Несколько анекдотов о Толстом
Однажды Толстой пригласил меня переночевать в имении, и это приглашение может послужить хорошей иллюстрацией его поведения в Ясной Поляне (или того, как он хотел бы держаться). Я отправился поплавать с мальчиками на пруд, который находился примерно в четверти мили от дома. День клонился к вечеру, пора было узнать, предстоит ли мне ночевать у Толстого или в амбаре у соседа. Когда мы сушились и одевались, в кустах поблизости раздался голос: «Ми-истер Фли-инт, жена моя приглашает вас провести вечер с нами». То был сам граф, проделавший весь этот путь лишь для того, чтобы сообщить мне — его жена велела ему найти меня и передать не его собственное, а свое приглашение. Я навсегда запомнил лицо Толстого, выглядывавшее из ветвей: в его голосе и манере держаться чудилась повадка рассыльного. Никогда еще величие не являлось мне в столь смиренном виде.

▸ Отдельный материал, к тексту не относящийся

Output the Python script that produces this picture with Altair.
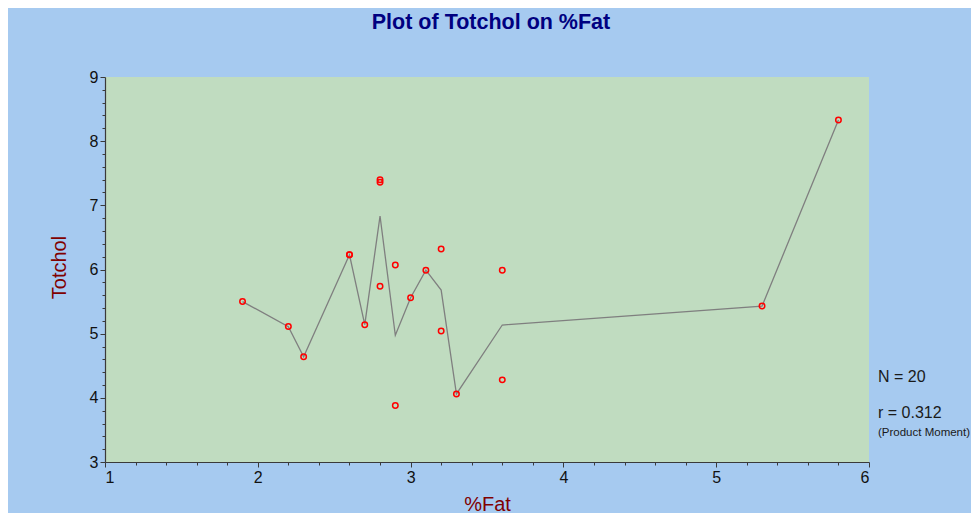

Один из друзей графа прямо сказал, что престарелому джентльмену пришлось немало потрудиться над собой, прежде чем овладеть подобным смирением и научиться его проявлять. Вероятно, многое нам раскроется, когда будут опубликованы дневники графа. Там, в Ясной Поляне, я смог лишь узнать, что Толстой весьма остро переживает кажущуюся непоследовательность своей жизни, тот факт, что ему не удается примирить свои альтруистические воззрения с ее повседневным течением. К досаде своей, несколько раз он проявлял едва ли не трусость. По ночам, когда никто не видел, он выбирался из дома и, точно бродяга, уходил в сторону Москвы, желая остаться наедине с собой. Но всякий раз, не успевал он уйти далеко, некий голос говорил ему: «Лев Николаевич, ты боишься. Ты страшишься мнения толпы. Неужели ты проповедуешь то, что сам не исполняешь? Ты пытаешься от всего бежать и пребывать в мире с собой, не заботясь о других.
Подумай о жене и детях, подумай о доме. Есть ли у тебя право бежать от всего этого, только бы выглядеть человеком последовательным? Разве нет у тебя обязанностей по отношению к жене и детям? Как можешь ты отбросить все, чем был для них и чем были они для тебя, ради собственного тщеславия — тщеславия, Лев, и ничего более? Само твое бегство тщеславно. Ты просто хочешь казаться таким, каким вообразил себя.
Назад, назад, назад! Вспомни о жене и детях. Вспомни, что не имеешь права заставлять их мыслить и жить, как хотелось бы тебе. Вспомни, что бегство есть трусость. Назад, Лев Николаевич!» И старик плелся обратно, возвращаясь к тяготам ноши гражданина.